Robustness and Faithfulness:

• SymbCoT's fully LLM-based approach improves robustness against translation errors and maintains human-readable explanations.
• The integration of symbolic logic ensures a high level of reasoning faithfulness, significantly reducing the instances of correct answers achieved through flawed logical steps.

Practical Implications:

• In practical applications, SymbCoT enhances the logical reasoning capabilities of AI systems, making them more reliable for tasks requiring rigorous logical deductions.
• The framework's comprehensive verification mechanism makes it particularly valuable in domains like automated theorem proving, mathematical problem-solving, and complex decision-making systems.

Theoretical Implications:

• The success of SymbCoT underscores the efficacy of integrating symbolic logic with natural language prompts, providing a pathway for developing more advanced AI systems capable of performing human-like logical reasoning.

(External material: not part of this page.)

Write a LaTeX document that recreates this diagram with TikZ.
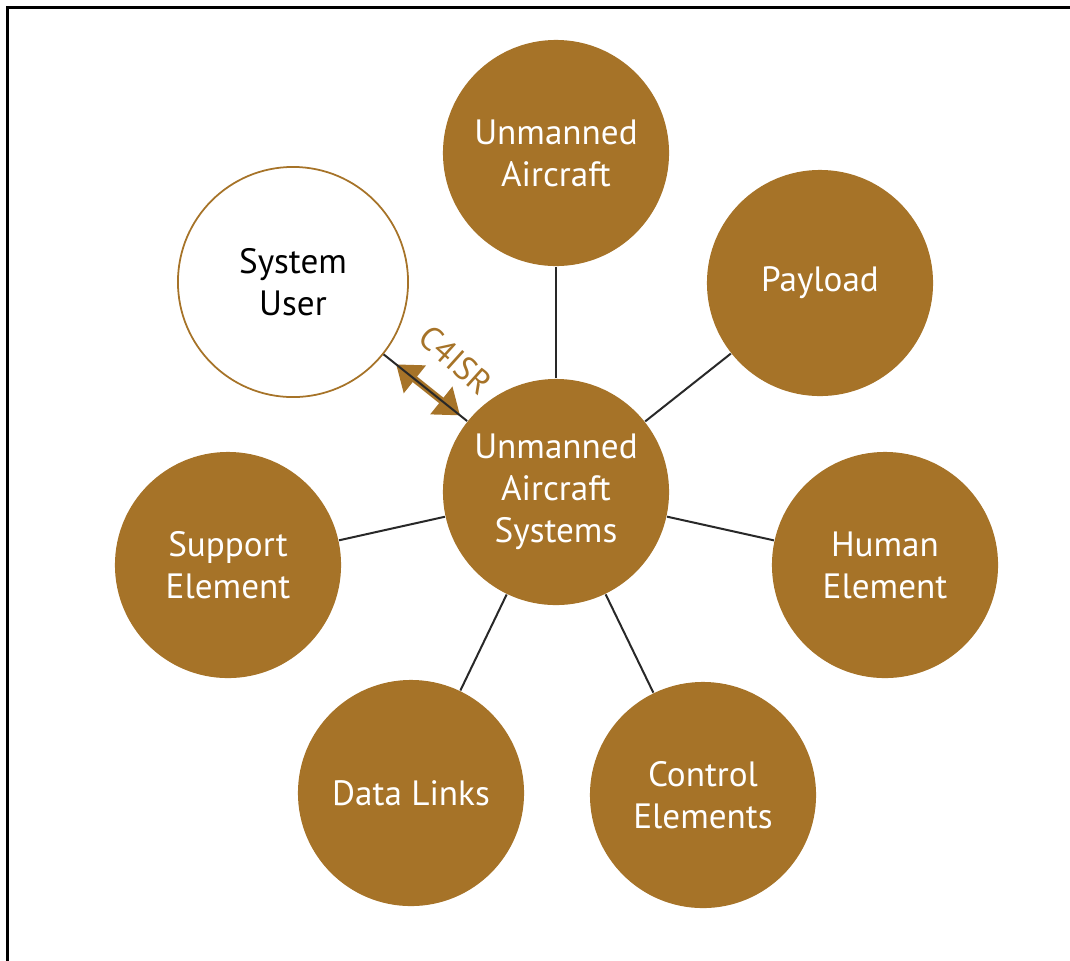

Future Research Directions:

• Exploring the integration of SymbCoT with external symbolic solvers may enhance its capability to identify correct reasoning paths, thereby combining the strengths of both methodologies.
• Expanding the framework to support a wider variety of symbolic languages and exploring additional datasets will further validate and refine SymbCoT's applicability and robustness.

Conclusion

This paper presents a substantive leap in the logical reasoning capabilities of LLMs by introducing SymbCoT, a framework that amalgamates the strengths of symbolic expressions and CoT prompting. The consistent improvement across multiple datasets and reasoning tasks highlights SymbCoT's potential as a robust, explainable, and faithful reasoning framework. As LLM research continues to evolve, SymbCoT represents a promising direction towards achieving more reliable and human-like logical reasoning in AI systems.